Si la Révolution du 22 février a réussi à consolider la solidarité entre les Algériens, le même mouvement a été un sujet qui diverge un nombre important d’entre eux. Quelle explication donnez-vous à cela ?
Un mouvement social n’est jamais lisse, homogène et standardisé, fonctionnant comme un bulldozer. En conséquence, les attentes des uns et des autres peuvent effectivement diverger sur certains points, se recouper sur d’autres. Il n’y a pas de société en soi, fermée sur elle-même, qui ne serait pas façonnée et instituée par le politique qui tente d’imposer ses diktats et ses normes de fonctionnement. Les réponses des agents de la société sont multiples, mouvantes, de l’ordre d’une construction sociale.
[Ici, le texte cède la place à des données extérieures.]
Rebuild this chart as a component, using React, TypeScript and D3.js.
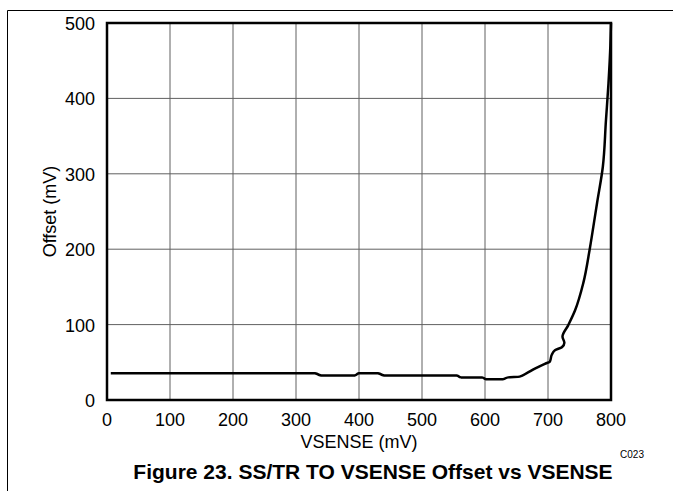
import * as d3 from 'd3';

// VSENSE (mV) vs SS/TR offset (mV)
const vsense = [6, 330, 340, 393, 400, 430, 440, 555, 562, 595, 602, 628, 637, 655, 665, 680, 695, 703, 706, 711, 722, 726, 723, 732, 743, 756, 766, 772, 778, 787, 792, 796, 799, 800];
const offset = [35.5, 35.5, 32.5, 32.5, 35.5, 35.5, 32.5, 32.5, 30, 30, 27.5, 27.5, 30, 31, 35, 42, 48, 51, 60, 66, 70, 76, 84, 99, 119, 155, 199, 230, 262, 309, 371, 420, 470, 500];
const xTicks = [0, 100, 200, 300, 400, 500, 600, 700, 800];
const yTicks = [0, 100, 200, 300, 400, 500];

const W = 673;
const H = 491;
const margin = { left: 107, right: 62, top: 23, bottom: 91 };
const font = 'Liberation Sans, Arial, Helvetica, sans-serif';

export default function App() {
  const x = d3.scaleLinear().domain([0, 800]).range([margin.left, W - margin.right]);
  const y = d3.scaleLinear().domain([0, 500]).range([H - margin.bottom, margin.top]);

  const pts: [number, number][] = vsense.map((v, i) => [v, offset[i]]);
  const line = d3
    .line<[number, number]>()
    .x((d) => x(d[0]))
    .y((d) => y(d[1]))
    .curve(d3.curveMonotoneY);

  const [x0, x1] = x.range();
  const [y0, y1] = y.range();

  return (
    <svg width={W} height={H} style={{ position: 'absolute', left: 0, top: 0, background: '#fff' }}>
      {/* page frame */}
      <line x1={7.5} x2={W} y1={10.5} y2={10.5} stroke="#000" strokeWidth={1} />
      <line x1={7.5} x2={7.5} y1={10.5} y2={H} stroke="#000" strokeWidth={1} />

      {/* grid */}
      {xTicks.slice(1, -1).map((t) => (
        <line key={'gx' + t} x1={x(t)} x2={x(t)} y1={y1} y2={y0} stroke="#606060" strokeWidth={1} />
      ))}
      {yTicks.slice(1, -1).map((t) => (
        <line key={'gy' + t} x1={x0} x2={x1} y1={y(t)} y2={y(t)} stroke="#606060" strokeWidth={1} />
      ))}

      {/* data */}
      <path d={line(pts) ?? ''} fill="none" stroke="#000" strokeWidth={2.5} strokeLinejoin="round" />

      {/* plot frame */}
      <rect x={x0} y={y1} width={x1 - x0} height={y0 - y1} fill="none" stroke="#000" strokeWidth={2.5} />

      {/* tick labels */}
      {xTicks.map((t) => (
        <text key={'tx' + t} x={x(t)} y={y0 + 26} textAnchor="middle" fontFamily={font} fontSize={18} fill="#000">
          {t}
        </text>
      ))}
      {yTicks.map((t) => (
        <text key={'ty' + t} x={x0 - 12} y={y(t) + 7} textAnchor="end" fontFamily={font} fontSize={18} fill="#000">
          {t}
        </text>
      ))}

      {/* axis titles */}
      <text x={(x0 + x1) / 2} y={y0 + 48} textAnchor="middle" fontFamily={font} fontSize={18} fill="#000">
        VSENSE (mV)
      </text>
      <text
        transform={`translate(56,${(y0 + y1) / 2}) rotate(-90)`}
        textAnchor="middle"
        fontFamily={font}
        fontSize={18}
        fill="#000"
      >
        Offset (mV)
      </text>

      <text x={632} y={458} textAnchor="middle" fontFamily={font} fontSize={10} fill="#000">
        C023
      </text>
      <text x={373} y={479} textAnchor="middle" fontFamily={font} fontSize={21} fontWeight="bold" fill="#000">
        Figure 23. SS/TR TO VSENSE Offset vs VSENSE
      </text>
    </svg>
  );
}
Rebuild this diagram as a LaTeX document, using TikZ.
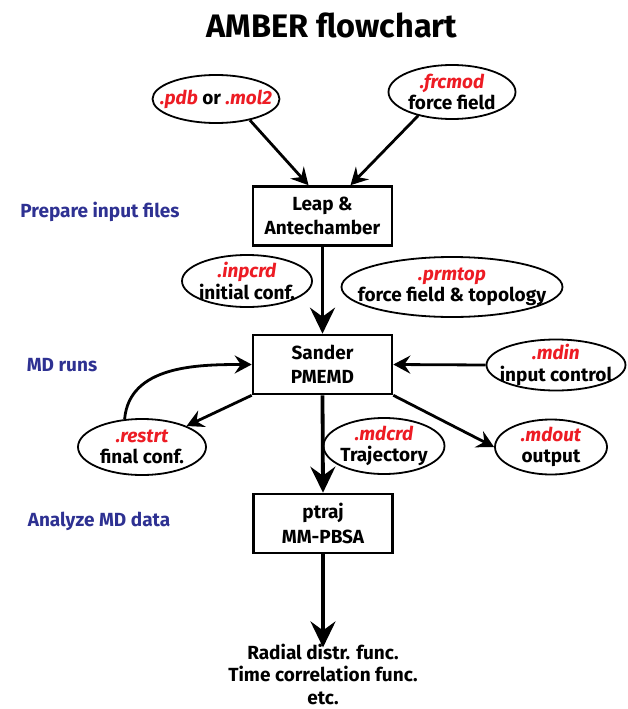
\documentclass[tikz,border=0pt]{standalone}
\usepackage{fontspec}
\setmainfont{Fira Sans}
\usetikzlibrary{shapes.geometric,arrows.meta}
\definecolor{ared}{HTML}{ED1C24}
\definecolor{ablue}{HTML}{2E3192}
\newcommand{\ext}[1]{\textcolor{ared}{\itshape #1}}
\begin{document}
\begin{tikzpicture}[x=1pt,y=-1pt,
  every node/.style={font=\bfseries\fontsize{19}{21.5}\selectfont, inner sep=0pt, align=center},
  file/.style={ellipse, draw, line width=1.8pt, fill=white},
  prog/.style={rectangle, draw, line width=2.6pt, minimum width=139pt, minimum height=59pt, font=\bfseries\fontsize{19}{24.5}\selectfont},
  stage/.style={text=ablue},
  arr/.style={line width=2.8pt, -{Stealth[length=17pt,width=18pt,inset=6pt]}},
  bigarr/.style={line width=3.8pt, -{Stealth[length=26pt,width=25pt,inset=9pt]}},
]
\useasboundingbox (0,0) rectangle (627,709);

% title
\node (title) at (332,25) {\fontsize{32.5}{36}\selectfont AMBER flowchart};

% stage labels
\node[stage] (s1) at (100,212) {Prepare input files};
\node[stage] (s2) at (62,365) {MD runs};
\node[stage] (s3) at (99,521) {Analyze MD data};

% input files (ellipse outlines)
\node[file, minimum width=127pt, minimum height=48pt] (pdb) at (216,99) {};
\node[file, minimum width=127pt, minimum height=54pt] (frcmod) at (452,92) {};
\node[file, minimum width=130pt, minimum height=52pt] (inpcrd) at (247,281) {};
\node[file, minimum width=221pt, minimum height=60pt] (prmtop) at (452,287) {};
\node[file, minimum width=139pt, minimum height=51pt] (mdin) at (556,365) {};
\node[file, minimum width=128pt, minimum height=56pt] (restrt) at (142,447) {};
\node[file, minimum width=121pt, minimum height=56pt] (mdcrd) at (384,446) {};
\node[file, minimum width=112pt, minimum height=55pt] (mdout) at (551,447) {};

% file texts
\node (pdbt) at (pdb) {\ext{.pdb} or \ext{.mol2}};
\node (frcmodt) at (frcmod) {\ext{.frcmod}\\force field};
\node (inpcrdt) at (inpcrd) {\ext{.inpcrd}\\initial conf.};
\node (prmtopt) at (prmtop) {\ext{.prmtop}\\force field \& topology};
\node (mdint) at (mdin) {\ext{.mdin}\\input control};
\node (restrtt) at (restrt) {\ext{.restrt}\\final conf.};
\node (mdcrdt) at (mdcrd) {\ext{.mdcrd}\\Trajectory};
\node (mdoutt) at (mdout) {\ext{.mdout}\\output};

% programs
\node[prog] (leap) at (322.5,216) {Leap \&\\Antechamber};
\node[prog] (sander) at (322.5,364.5) {Sander\\PMEMD};
\node[prog] (ptraj) at (323,523.5) {ptraj\\MM-PBSA};

% results
\node[font=\bfseries\fontsize{19}{22.5}\selectfont] (result) at (323,674) {Radial distr. func.\\Time correlation func.\\etc.};

% connectors
\coordinate (leapin1) at ([xshift=-14pt]leap.north);
\coordinate (leapin2) at ([xshift=28pt]leap.north);
\draw[arr] (pdb.-32) -- (leapin1);
\draw[arr] (frcmod.-145) -- (leapin2);
\draw[bigarr] (leap.south) -- (sander.north);
\draw[arr] (mdin.west) -- (sander.east);
\draw[arr] (sander.south west) -- (restrt);
\draw[arr] (restrt.122) to[out=85,in=180] (sander.west);
\draw[arr] (sander.south east) -- (mdout.west);
\draw[bigarr] (sander.south) -- (ptraj.north);
\draw[bigarr] (ptraj.south) -- ([yshift=-4pt]result.north);
\end{tikzpicture}
\end{document}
La société algérienne a été effectivement marquée par des contreviolences, des détournements de normes politiques et des accommodements multiples dans un système politique qui a fonctionné à la violence, au mépris institutionnalisé, à l’humiliation et à l’arrogance pendant plus de 57 ans.
« Ce qui est nommé « société » ne correspond pas à un ordre global déjà là, déjà fait, mais à une construction d’apparence et de représentations ou à une anticipation nourrie par l’imaginaire » (Balandier, 1988). Le mouvement social est un processus sociopolitique complexe et contradictoire qui permet de noter l’émergence d’actions multiples des pouvoirs : répressions, instrumentalisation de la peur, mobilisation de courtiers pour faire le sale boulot qui consiste à entraver une manifestation, à produire socialement du scepticisme, de l’indifférence, de favoriser par tous les moyens le retour au statu quo (« nous sommes tous les mêmes »).
Tentons de faire de la prospective et osons poser la question sur les conséquences sociologiques de l’inaboutissement des revendications populaires ou la répression…
Pour répondre de façon précise à votre question, sans me transformer en prédicateur, le mouvement social algérien du 22 février 2019 s’est déployé de façon rigoureuse et permanente de façon pacifique. Ce qui représente en soi une posture collective forte en matière d’organisation, « une arme » redoutable qui est de l’ordre de la rupture avec tous les clichés produits politiquement sur la société, comme étant violente, incivique, etc. Même si le mouvement social n’intègre pas toute la société, il a permis l’émergence encore timide de la citoyenneté qui donne du sens à l’espérance, mais qui n’est pas indemne de multiples incertitudes politiques, qu’il semble difficile, aujourd’hui, de prévoir, liées à la façon dont vont se construire les rapports entre les acteurs du mouvement social et le pouvoir politique.